お話
NPO法人メンタルレスキュー協会 理事長
下園壮太しもぞのそうた
1959年生まれ。防衛大学校卒業後、陸上自衛隊に入隊。初の心理幹部として、多数のカウンセリングを経験。退職後はNPO法人メンタルレスキュー協会でクライシスカウンセリングを広めつつ、産業カウンセラー協会、自治体、企業などに向けてストレスコントロールなどの講演・トレーニングなどを提供。『令和時代の子育て戦略』(講談社)、『「一見、いい人」が一番ヤバイ』(PHP研究所)など著書多数。
家族にきつく当たってしまう
疲れがたまると、つい感情的になって言い過ぎたり、イライラを表情に出してしまったりして、家族にきつく当たってしまう―。

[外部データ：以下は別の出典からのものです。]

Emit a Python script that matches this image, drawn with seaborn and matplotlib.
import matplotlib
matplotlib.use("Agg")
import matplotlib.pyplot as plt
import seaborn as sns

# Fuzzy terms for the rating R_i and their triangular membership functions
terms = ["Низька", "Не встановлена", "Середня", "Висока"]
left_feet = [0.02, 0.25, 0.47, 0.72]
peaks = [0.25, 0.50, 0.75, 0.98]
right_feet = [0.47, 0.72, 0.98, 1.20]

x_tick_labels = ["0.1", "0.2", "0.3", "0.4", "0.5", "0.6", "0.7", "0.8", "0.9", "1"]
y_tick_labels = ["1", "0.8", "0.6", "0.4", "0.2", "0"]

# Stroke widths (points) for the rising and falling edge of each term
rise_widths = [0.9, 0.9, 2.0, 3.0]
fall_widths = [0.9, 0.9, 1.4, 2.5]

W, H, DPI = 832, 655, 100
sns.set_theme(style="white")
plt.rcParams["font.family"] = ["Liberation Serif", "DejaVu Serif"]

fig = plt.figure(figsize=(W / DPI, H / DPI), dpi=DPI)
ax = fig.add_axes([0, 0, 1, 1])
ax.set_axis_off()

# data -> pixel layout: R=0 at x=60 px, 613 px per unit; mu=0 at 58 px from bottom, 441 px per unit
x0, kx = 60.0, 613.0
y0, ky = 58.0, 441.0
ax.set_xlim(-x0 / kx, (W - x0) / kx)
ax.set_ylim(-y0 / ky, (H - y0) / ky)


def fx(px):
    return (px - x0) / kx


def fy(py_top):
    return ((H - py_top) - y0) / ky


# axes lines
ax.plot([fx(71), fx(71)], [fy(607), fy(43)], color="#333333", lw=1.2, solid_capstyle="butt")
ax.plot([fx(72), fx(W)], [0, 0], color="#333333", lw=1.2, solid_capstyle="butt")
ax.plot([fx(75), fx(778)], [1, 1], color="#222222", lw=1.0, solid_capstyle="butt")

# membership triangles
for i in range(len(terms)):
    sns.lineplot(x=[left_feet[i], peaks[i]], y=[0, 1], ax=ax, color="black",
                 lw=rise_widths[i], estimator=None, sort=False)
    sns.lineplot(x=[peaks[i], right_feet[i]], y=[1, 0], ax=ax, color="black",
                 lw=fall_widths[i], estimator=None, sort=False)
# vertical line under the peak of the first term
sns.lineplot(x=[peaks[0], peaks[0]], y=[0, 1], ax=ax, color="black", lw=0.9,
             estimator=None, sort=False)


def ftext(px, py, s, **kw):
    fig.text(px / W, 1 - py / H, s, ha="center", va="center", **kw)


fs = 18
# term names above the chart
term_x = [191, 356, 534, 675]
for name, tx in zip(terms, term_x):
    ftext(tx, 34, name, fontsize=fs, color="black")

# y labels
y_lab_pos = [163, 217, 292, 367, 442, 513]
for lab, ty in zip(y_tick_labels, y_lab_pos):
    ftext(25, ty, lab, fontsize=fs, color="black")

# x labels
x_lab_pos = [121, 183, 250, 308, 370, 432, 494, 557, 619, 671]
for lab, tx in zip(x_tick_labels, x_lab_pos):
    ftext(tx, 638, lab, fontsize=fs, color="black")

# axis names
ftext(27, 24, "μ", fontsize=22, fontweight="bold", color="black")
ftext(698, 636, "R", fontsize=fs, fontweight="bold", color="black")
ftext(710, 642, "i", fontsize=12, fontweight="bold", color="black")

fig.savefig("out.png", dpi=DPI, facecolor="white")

他人に対しては、嫌なことがあってもニコニコしていられるのに、家族の前では、感情をむき出しにしてしまうという人は少なくないはずです。
実は、家族に「素直に感情を表現できる」のは、「本当の自分を受け止めてもらえる」という信頼関係があるからこそ。誰しも怒りや不安、イライラといったネガティブな感情をもつものです。ただ、誰彼構わずその感情をぶつけるわけにはいきません。もし、それが家でさえも解消できないとしたら……。きっと心が悲鳴を上げてしまいます。そう、家族に自分の感情を出すこと自体は、悪いことではないのです。
問題なのは、家族が相手だからといって、攻撃的な感情の発散がエスカレートしてしまうこと。「言い過ぎているな」と気付いたら、とにかく相手との距離を置くのが鉄則です。「別の部屋に行く」「外の空気を吸う」などして、気持ちをクールダウンしましょう。疲れているときほど、感情がエスカレートしてしまいがち。こんなときは、好きなものでも食べて早く寝るに限ります。
また、冷静になったら「ごめんね」の一言を忘れずに。どうしても気まずくて謝りにくいときは、「そういえば~」などと会話の方向転換をして、「自分はもう怒ってない」「いつもどおりだよ」ということを伝えるのもよいかもしれません。
日頃から、家族内で自分がどんな感情を抱えているかを共有する時間を設けるのもおすすめです。「職場でこんなことがあってモヤモヤした!」「友達からこんなことを言われて腹が立った!」など、素直に話し合うことにより、「八つ当たり」以外の形で感情の発散ができるはずです。もし言い争いになったとしても、「勝ち・負け」を追求しないこと。家族だからこそ、ときには当たり、当たられる「お互いさま」の気持ちを忘れずに、ほどほどのところで切り上げるよう心掛けたいものです。